Not a problem. The buckets can be any size, including irregular steps. The only thing I have to watch is that there are no gaps between the buckets. That first range is only 80 rows. The rows are small and not updated often, so the fill factor loads a lot per data page. Cluster an index on the range starting value and performance should be good. A table with, say, 10K rows should fit into main storage if you really need it.

This kind of reporting tends to use irregular steps as the values increase -- log scales usually. The finally step will have an insanely large ending value, so the whole set can map into buckets.
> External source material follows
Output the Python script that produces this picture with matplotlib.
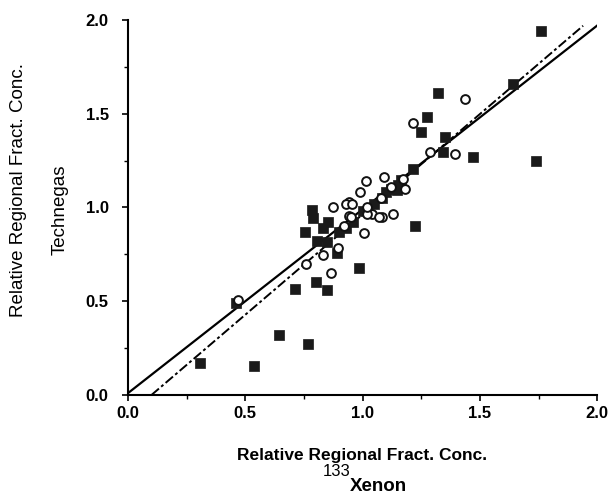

 Pat Phelan Resident Curmudgeon Join Date: Feb 2004 Location: In front of the computer Posts: 14,815
 Try out my solution... The cte is a workaround for a numbers table, and the final SELECT is the real workhorse in my proposed solution. For this particular problem, I think it may be the optimal solution at least in terms of geek time needed for any given bucket breakdown. -PatP __________________ In theory, theory and practice are identical. In practice, theory and practice are unrelated.
 Celko Registered User Join Date: Jan 2013 Posts: 300
 I like the CTE for the steps; but I want to put it in a base table with indexing and clustering. Easy enough. Then you can insert any special rows.